### GIVEN REQUEST
Pictures stay out. Extract the lines below from the first one through the line with "0.1045, 0.1126, 0.1219, 0.1210]", both included.

BEGIN GIVEN DATA

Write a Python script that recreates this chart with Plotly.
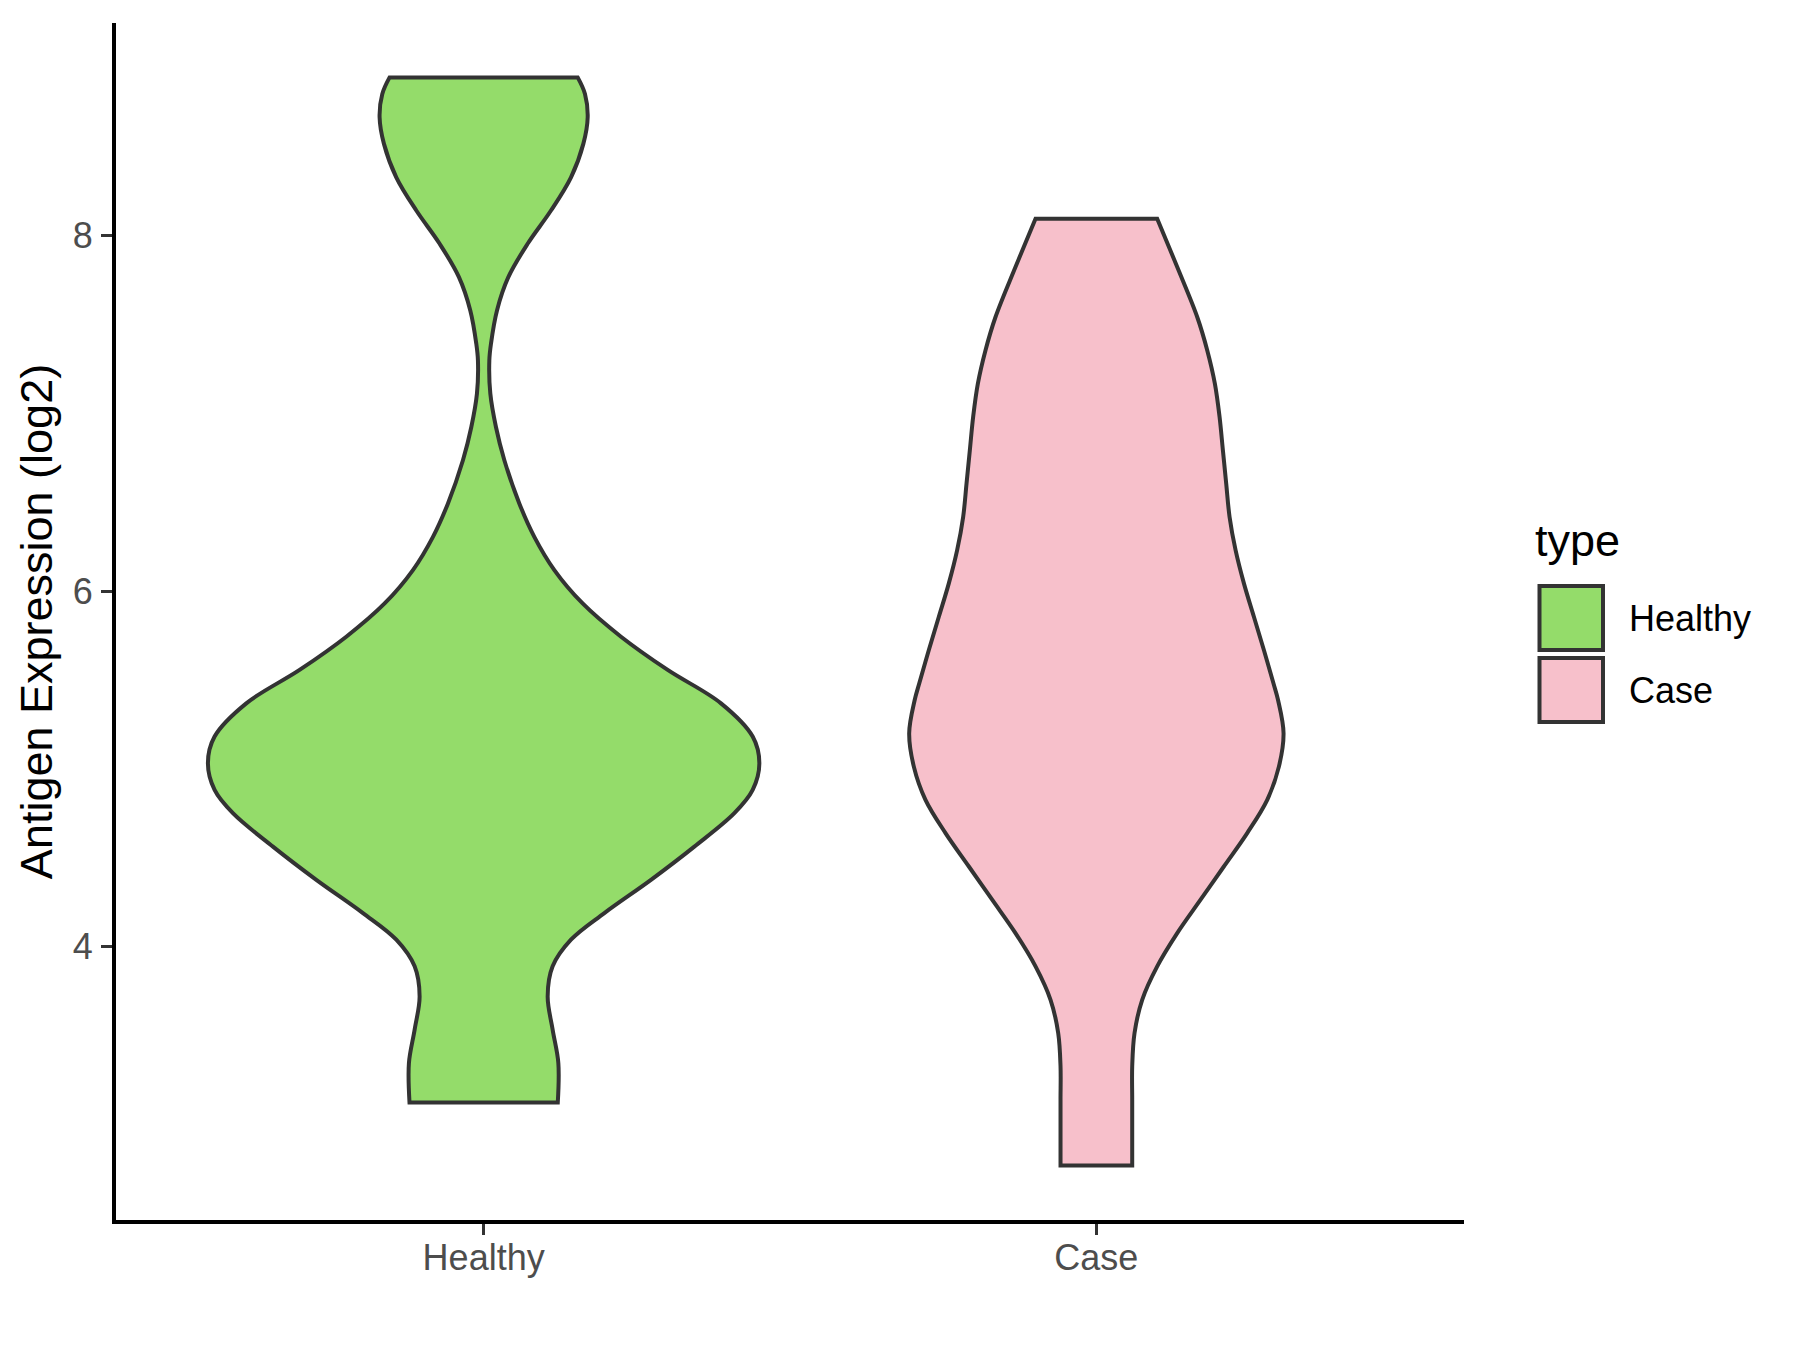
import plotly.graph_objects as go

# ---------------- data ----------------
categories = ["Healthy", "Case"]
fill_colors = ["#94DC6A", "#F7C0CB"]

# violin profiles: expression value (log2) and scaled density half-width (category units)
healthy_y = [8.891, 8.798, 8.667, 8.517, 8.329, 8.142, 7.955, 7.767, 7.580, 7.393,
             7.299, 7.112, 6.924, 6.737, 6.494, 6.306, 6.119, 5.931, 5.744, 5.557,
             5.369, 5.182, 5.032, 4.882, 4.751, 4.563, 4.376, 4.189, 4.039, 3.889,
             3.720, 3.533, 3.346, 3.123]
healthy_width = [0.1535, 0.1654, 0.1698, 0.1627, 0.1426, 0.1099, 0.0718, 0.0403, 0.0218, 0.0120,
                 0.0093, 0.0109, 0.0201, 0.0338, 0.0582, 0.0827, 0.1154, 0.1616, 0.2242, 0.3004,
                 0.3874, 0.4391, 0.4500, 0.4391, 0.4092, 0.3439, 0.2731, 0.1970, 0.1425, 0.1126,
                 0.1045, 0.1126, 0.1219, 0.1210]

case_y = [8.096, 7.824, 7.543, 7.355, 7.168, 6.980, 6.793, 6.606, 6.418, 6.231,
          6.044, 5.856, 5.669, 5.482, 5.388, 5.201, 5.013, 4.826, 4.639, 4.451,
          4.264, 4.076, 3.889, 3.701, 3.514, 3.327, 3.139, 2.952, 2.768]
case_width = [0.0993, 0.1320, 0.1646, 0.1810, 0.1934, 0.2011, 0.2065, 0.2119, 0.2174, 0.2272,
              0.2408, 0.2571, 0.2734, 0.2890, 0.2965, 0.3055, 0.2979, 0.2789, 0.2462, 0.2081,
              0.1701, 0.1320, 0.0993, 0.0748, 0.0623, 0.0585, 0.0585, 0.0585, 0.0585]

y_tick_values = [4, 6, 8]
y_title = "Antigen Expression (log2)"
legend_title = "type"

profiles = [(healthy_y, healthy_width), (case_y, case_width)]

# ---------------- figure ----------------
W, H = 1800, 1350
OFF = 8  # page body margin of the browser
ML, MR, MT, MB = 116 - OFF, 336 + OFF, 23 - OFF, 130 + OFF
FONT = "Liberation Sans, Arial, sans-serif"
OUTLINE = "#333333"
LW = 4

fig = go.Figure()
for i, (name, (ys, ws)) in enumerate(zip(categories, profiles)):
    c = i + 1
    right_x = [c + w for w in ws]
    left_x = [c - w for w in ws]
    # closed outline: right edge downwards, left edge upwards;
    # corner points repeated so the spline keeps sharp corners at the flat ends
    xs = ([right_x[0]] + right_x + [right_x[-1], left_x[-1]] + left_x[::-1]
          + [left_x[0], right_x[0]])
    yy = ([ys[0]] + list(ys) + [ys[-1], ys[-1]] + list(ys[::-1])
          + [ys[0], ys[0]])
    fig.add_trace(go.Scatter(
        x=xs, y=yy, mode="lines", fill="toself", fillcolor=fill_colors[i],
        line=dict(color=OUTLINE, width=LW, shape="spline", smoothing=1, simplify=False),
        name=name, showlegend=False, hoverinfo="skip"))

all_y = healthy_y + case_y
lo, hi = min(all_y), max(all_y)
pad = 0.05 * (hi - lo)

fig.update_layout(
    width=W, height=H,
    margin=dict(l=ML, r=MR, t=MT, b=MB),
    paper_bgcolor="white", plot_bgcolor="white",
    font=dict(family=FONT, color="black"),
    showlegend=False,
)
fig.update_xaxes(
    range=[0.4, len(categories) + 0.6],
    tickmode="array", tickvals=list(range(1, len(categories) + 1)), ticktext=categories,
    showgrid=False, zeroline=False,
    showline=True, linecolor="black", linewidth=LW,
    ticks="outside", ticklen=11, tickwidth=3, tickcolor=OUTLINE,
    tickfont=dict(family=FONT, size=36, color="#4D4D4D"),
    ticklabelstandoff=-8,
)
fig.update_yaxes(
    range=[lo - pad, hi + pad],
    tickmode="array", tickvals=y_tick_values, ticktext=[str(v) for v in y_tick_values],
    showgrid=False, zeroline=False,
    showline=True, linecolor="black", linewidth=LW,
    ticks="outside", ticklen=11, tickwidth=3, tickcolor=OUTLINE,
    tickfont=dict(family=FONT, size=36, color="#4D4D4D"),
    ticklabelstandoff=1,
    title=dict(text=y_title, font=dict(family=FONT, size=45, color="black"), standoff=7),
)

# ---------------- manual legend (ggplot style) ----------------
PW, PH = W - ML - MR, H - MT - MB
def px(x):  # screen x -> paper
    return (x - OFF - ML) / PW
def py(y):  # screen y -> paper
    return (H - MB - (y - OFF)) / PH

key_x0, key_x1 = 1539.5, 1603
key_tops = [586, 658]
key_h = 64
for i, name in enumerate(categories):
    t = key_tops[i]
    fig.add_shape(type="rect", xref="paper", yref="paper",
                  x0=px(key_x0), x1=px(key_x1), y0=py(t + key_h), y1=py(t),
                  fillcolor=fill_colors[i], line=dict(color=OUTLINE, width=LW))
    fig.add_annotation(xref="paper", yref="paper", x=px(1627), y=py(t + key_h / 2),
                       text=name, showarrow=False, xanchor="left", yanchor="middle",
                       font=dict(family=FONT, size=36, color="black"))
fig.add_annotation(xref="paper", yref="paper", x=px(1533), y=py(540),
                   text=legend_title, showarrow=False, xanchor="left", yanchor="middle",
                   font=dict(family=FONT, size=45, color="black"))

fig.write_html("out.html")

END GIVEN DATA

### RESULT FOR THIS TASK
Write a Python script that recreates this chart with Plotly.
import plotly.graph_objects as go

# ---------------- data ----------------
categories = ["Healthy", "Case"]
fill_colors = ["#94DC6A", "#F7C0CB"]

# violin profiles: expression value (log2) and scaled density half-width (category units)
healthy_y = [8.891, 8.798, 8.667, 8.517, 8.329, 8.142, 7.955, 7.767, 7.580, 7.393,
             7.299, 7.112, 6.924, 6.737, 6.494, 6.306, 6.119, 5.931, 5.744, 5.557,
             5.369, 5.182, 5.032, 4.882, 4.751, 4.563, 4.376, 4.189, 4.039, 3.889,
             3.720, 3.533, 3.346, 3.123]
healthy_width = [0.1535, 0.1654, 0.1698, 0.1627, 0.1426, 0.1099, 0.0718, 0.0403, 0.0218, 0.0120,
                 0.0093, 0.0109, 0.0201, 0.0338, 0.0582, 0.0827, 0.1154, 0.1616, 0.2242, 0.3004,
                 0.3874, 0.4391, 0.4500, 0.4391, 0.4092, 0.3439, 0.2731, 0.1970, 0.1425, 0.1126,
                 0.1045, 0.1126, 0.1219, 0.1210]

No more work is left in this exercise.